Olivier Theyskens’s refined sensibilities earned him international acclaim as the dark prince of late 1990s couture. From his first saturnine collections, to his new vision for Rochas, to his patterns and textiles at Nina Ricci, to his years designing for Theyskens’ Theory, the designer has proved himself a master of couture, semi-couture, and prêt-à-porter. Celebrated for his fine tailoring, romantic silhouettes, and gothic palette, Theyskens transforms each house he helms. This distinctive volume charts the twenty-year development of an extraordinary aesthetic vision, rendered across countries, cultures, and the shifting sands of the fashion landscape.

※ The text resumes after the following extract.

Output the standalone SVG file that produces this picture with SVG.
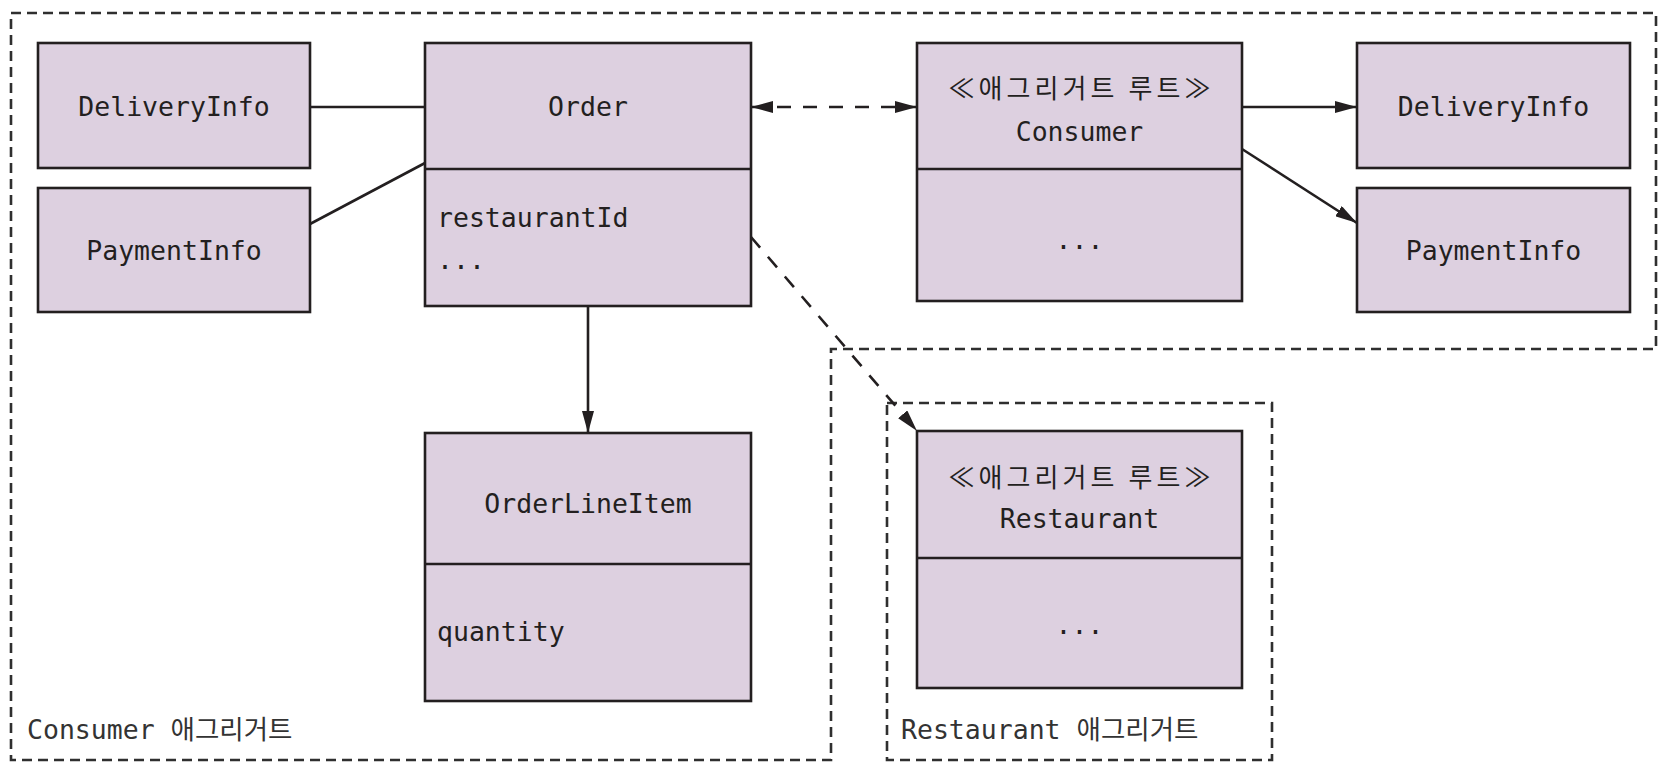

Newly commissioned texts connect the threads of the Belgian-born artist’s diverse practice. Drawings created for the publication accompany photography from each period of his career. At both Rochas and Nina Ricci, the designer crafted ethereal garments with unorthodox silhouettes, mixing sheer fabrics and old-world bustles with subtly subversive punk elements. Theyskens then broke ground in 2011 with his trailblazing partnership, Theyskens’ Theory. With a special focus on the designer’s return to the runway at the head of his own line, this is the definitive work on a fashion visionary who, like the girls he designs for, changes form, but walks in beauty wherever he goes.
Olivier Theyskens is a contemporary fashion designer from Belgium. He was born in Brussels in 1977 and he has worked in famous fashion and design houses such as Roches, Nina Ricci and Theory.
(pictured above is Theyskens in his studio in Paris, and Caroline Polacheck attending the 2024 Grammys in archive 1998 Fall Olivier Theyskens- Ready to Wear)
A particular collection of his, and some would argue the most iconic of his work is his first collection in Paris - the Fall 1998 Ready to Wear collection.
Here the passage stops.